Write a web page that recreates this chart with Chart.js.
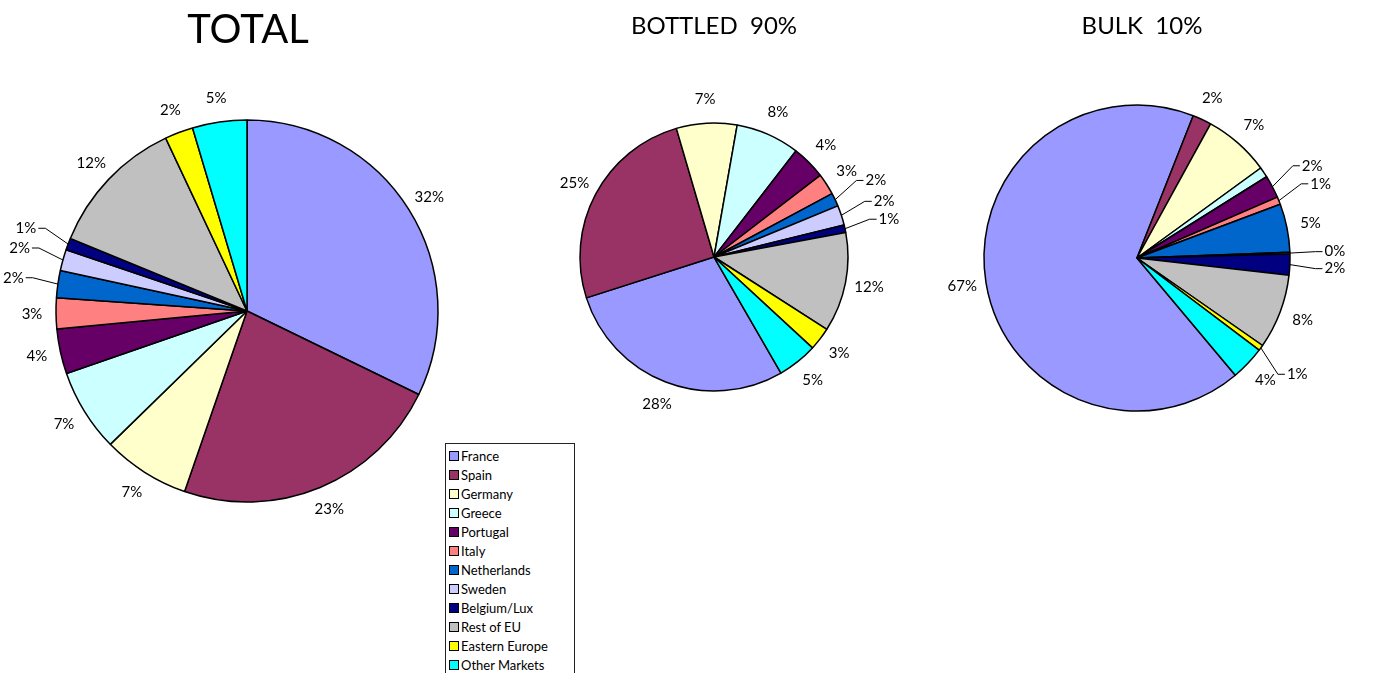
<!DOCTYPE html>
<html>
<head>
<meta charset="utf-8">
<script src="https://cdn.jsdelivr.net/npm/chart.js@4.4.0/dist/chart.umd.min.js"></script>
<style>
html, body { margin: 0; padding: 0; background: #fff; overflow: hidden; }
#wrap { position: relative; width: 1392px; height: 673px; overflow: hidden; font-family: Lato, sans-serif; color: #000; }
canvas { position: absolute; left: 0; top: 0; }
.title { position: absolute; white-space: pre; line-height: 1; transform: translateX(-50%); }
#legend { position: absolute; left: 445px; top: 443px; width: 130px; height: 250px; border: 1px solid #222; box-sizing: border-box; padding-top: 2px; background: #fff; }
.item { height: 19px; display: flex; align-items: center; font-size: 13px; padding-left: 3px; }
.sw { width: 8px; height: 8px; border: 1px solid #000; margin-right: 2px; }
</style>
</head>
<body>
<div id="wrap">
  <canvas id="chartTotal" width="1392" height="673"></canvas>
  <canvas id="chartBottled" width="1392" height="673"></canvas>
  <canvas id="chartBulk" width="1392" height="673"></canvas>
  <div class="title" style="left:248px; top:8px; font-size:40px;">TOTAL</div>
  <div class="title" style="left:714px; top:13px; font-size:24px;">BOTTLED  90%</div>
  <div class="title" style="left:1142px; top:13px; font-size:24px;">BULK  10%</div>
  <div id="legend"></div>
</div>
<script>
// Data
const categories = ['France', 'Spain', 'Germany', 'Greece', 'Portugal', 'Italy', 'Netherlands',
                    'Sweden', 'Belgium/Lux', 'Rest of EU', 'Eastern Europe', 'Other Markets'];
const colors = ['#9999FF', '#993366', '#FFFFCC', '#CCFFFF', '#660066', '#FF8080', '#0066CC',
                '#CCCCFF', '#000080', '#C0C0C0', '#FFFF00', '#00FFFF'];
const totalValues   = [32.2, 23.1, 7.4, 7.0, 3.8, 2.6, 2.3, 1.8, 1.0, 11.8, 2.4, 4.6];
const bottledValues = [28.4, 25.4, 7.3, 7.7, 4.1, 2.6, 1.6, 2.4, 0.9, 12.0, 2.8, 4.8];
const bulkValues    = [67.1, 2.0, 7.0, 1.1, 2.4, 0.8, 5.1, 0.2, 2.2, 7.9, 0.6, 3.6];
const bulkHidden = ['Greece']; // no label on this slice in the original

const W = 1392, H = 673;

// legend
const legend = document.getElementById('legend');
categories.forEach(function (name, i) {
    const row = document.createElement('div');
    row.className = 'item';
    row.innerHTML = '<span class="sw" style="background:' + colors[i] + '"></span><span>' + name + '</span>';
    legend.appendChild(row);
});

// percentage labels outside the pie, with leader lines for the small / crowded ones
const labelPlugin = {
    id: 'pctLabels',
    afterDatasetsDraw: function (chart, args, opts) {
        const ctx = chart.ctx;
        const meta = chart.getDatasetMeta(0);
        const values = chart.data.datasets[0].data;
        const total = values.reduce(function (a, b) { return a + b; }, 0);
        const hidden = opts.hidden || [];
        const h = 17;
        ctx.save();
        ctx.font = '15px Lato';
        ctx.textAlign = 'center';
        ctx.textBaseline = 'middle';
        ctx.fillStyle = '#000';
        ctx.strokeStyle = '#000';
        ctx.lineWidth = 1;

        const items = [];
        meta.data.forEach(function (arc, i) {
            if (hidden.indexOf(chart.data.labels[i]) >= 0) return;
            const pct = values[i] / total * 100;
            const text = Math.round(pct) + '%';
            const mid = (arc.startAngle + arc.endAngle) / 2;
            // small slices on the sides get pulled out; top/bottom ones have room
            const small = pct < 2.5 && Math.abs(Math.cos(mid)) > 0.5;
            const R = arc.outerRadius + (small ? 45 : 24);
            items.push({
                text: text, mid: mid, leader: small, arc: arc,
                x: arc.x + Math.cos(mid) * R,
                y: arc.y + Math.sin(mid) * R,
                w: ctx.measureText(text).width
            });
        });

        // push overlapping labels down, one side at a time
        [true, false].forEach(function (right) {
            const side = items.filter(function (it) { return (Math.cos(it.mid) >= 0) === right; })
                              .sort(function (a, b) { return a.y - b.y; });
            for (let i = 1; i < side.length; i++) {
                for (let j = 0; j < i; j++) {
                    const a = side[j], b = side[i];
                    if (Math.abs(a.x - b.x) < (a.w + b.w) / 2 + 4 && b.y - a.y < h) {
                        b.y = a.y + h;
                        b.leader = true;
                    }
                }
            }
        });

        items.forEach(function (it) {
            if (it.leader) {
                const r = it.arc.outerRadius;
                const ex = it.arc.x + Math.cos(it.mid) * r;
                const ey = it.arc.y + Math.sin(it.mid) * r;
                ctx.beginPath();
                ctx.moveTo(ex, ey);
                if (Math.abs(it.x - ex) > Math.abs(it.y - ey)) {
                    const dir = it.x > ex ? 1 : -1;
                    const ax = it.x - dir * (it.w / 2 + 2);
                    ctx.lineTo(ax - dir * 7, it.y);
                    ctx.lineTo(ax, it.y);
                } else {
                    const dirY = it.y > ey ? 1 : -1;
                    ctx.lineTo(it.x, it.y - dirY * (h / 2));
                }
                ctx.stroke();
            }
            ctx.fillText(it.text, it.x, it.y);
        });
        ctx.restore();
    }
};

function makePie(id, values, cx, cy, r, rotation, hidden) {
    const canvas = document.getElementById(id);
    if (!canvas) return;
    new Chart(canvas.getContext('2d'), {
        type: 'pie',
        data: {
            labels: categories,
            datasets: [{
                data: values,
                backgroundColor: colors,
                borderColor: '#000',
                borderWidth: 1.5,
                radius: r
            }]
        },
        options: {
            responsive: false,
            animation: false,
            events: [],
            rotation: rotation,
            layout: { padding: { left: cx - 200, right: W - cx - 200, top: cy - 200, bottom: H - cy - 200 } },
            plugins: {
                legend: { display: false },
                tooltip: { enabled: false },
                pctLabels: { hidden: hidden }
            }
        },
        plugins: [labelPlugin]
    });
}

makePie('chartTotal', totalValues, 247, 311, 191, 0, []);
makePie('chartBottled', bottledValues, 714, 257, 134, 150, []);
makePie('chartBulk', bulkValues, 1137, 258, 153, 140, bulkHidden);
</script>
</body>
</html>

__What you have to do__: Reproduce the whole listing exactly, but not the images in it.

__Result for this exercise__:
Write a web page that recreates this chart with Chart.js.
<!DOCTYPE html>
<html>
<head>
<meta charset="utf-8">
<script src="https://cdn.jsdelivr.net/npm/chart.js@4.4.0/dist/chart.umd.min.js"></script>
<style>
html, body { margin: 0; padding: 0; background: #fff; overflow: hidden; }
#wrap { position: relative; width: 1392px; height: 673px; overflow: hidden; font-family: Lato, sans-serif; color: #000; }
canvas { position: absolute; left: 0; top: 0; }
.title { position: absolute; white-space: pre; line-height: 1; transform: translateX(-50%); }
#legend { position: absolute; left: 445px; top: 443px; width: 130px; height: 250px; border: 1px solid #222; box-sizing: border-box; padding-top: 2px; background: #fff; }
.item { height: 19px; display: flex; align-items: center; font-size: 13px; padding-left: 3px; }
.sw { width: 8px; height: 8px; border: 1px solid #000; margin-right: 2px; }
</style>
</head>
<body>
<div id="wrap">
  <canvas id="chartTotal" width="1392" height="673"></canvas>
  <canvas id="chartBottled" width="1392" height="673"></canvas>
  <canvas id="chartBulk" width="1392" height="673"></canvas>
  <div class="title" style="left:248px; top:8px; font-size:40px;">TOTAL</div>
  <div class="title" style="left:714px; top:13px; font-size:24px;">BOTTLED  90%</div>
  <div class="title" style="left:1142px; top:13px; font-size:24px;">BULK  10%</div>
  <div id="legend"></div>
</div>
<script>
// Data
const categories = ['France', 'Spain', 'Germany', 'Greece', 'Portugal', 'Italy', 'Netherlands',
                    'Sweden', 'Belgium/Lux', 'Rest of EU', 'Eastern Europe', 'Other Markets'];
const colors = ['#9999FF', '#993366', '#FFFFCC', '#CCFFFF', '#660066', '#FF8080', '#0066CC',
                '#CCCCFF', '#000080', '#C0C0C0', '#FFFF00', '#00FFFF'];
const totalValues   = [32.2, 23.1, 7.4, 7.0, 3.8, 2.6, 2.3, 1.8, 1.0, 11.8, 2.4, 4.6];
const bottledValues = [28.4, 25.4, 7.3, 7.7, 4.1, 2.6, 1.6, 2.4, 0.9, 12.0, 2.8, 4.8];
const bulkValues    = [67.1, 2.0, 7.0, 1.1, 2.4, 0.8, 5.1, 0.2, 2.2, 7.9, 0.6, 3.6];
const bulkHidden = ['Greece']; // no label on this slice in the original

const W = 1392, H = 673;

// legend
const legend = document.getElementById('legend');
categories.forEach(function (name, i) {
    const row = document.createElement('div');
    row.className = 'item';
    row.innerHTML = '<span class="sw" style="background:' + colors[i] + '"></span><span>' + name + '</span>';
    legend.appendChild(row);
});

// percentage labels outside the pie, with leader lines for the small / crowded ones
const labelPlugin = {
    id: 'pctLabels',
    afterDatasetsDraw: function (chart, args, opts) {
        const ctx = chart.ctx;
        const meta = chart.getDatasetMeta(0);
        const values = chart.data.datasets[0].data;
        const total = values.reduce(function (a, b) { return a + b; }, 0);
        const hidden = opts.hidden || [];
        const h = 17;
        ctx.save();
        ctx.font = '15px Lato';
        ctx.textAlign = 'center';
        ctx.textBaseline = 'middle';
        ctx.fillStyle = '#000';
        ctx.strokeStyle = '#000';
        ctx.lineWidth = 1;

        const items = [];
        meta.data.forEach(function (arc, i) {
            if (hidden.indexOf(chart.data.labels[i]) >= 0) return;
            const pct = values[i] / total * 100;
            const text = Math.round(pct) + '%';
            const mid = (arc.startAngle + arc.endAngle) / 2;
            // small slices on the sides get pulled out; top/bottom ones have room
            const small = pct < 2.5 && Math.abs(Math.cos(mid)) > 0.5;
            const R = arc.outerRadius + (small ? 45 : 24);
            items.push({
                text: text, mid: mid, leader: small, arc: arc,
                x: arc.x + Math.cos(mid) * R,
                y: arc.y + Math.sin(mid) * R,
                w: ctx.measureText(text).width
            });
        });

        // push overlapping labels down, one side at a time
        [true, false].forEach(function (right) {
            const side = items.filter(function (it) { return (Math.cos(it.mid) >= 0) === right; })
                              .sort(function (a, b) { return a.y - b.y; });
            for (let i = 1; i < side.length; i++) {
                for (let j = 0; j < i; j++) {
                    const a = side[j], b = side[i];
                    if (Math.abs(a.x - b.x) < (a.w + b.w) / 2 + 4 && b.y - a.y < h) {
                        b.y = a.y + h;
                        b.leader = true;
                    }
                }
            }
        });

        items.forEach(function (it) {
            if (it.leader) {
                const r = it.arc.outerRadius;
                const ex = it.arc.x + Math.cos(it.mid) * r;
                const ey = it.arc.y + Math.sin(it.mid) * r;
                ctx.beginPath();
                ctx.moveTo(ex, ey);
                if (Math.abs(it.x - ex) > Math.abs(it.y - ey)) {
                    const dir = it.x > ex ? 1 : -1;
                    const ax = it.x - dir * (it.w / 2 + 2);
                    ctx.lineTo(ax - dir * 7, it.y);
                    ctx.lineTo(ax, it.y);
                } else {
                    const dirY = it.y > ey ? 1 : -1;
                    ctx.lineTo(it.x, it.y - dirY * (h / 2));
                }
                ctx.stroke();
            }
            ctx.fillText(it.text, it.x, it.y);
        });
        ctx.restore();
    }
};

function makePie(id, values, cx, cy, r, rotation, hidden) {
    const canvas = document.getElementById(id);
    if (!canvas) return;
    new Chart(canvas.getContext('2d'), {
        type: 'pie',
        data: {
            labels: categories,
            datasets: [{
                data: values,
                backgroundColor: colors,
                borderColor: '#000',
                borderWidth: 1.5,
                radius: r
            }]
        },
        options: {
            responsive: false,
            animation: false,
            events: [],
            rotation: rotation,
            layout: { padding: { left: cx - 200, right: W - cx - 200, top: cy - 200, bottom: H - cy - 200 } },
            plugins: {
                legend: { display: false },
                tooltip: { enabled: false },
                pctLabels: { hidden: hidden }
            }
        },
        plugins: [labelPlugin]
    });
}

makePie('chartTotal', totalValues, 247, 311, 191, 0, []);
makePie('chartBottled', bottledValues, 714, 257, 134, 150, []);
makePie('chartBulk', bulkValues, 1137, 258, 153, 140, bulkHidden);
</script>
</body>
</html>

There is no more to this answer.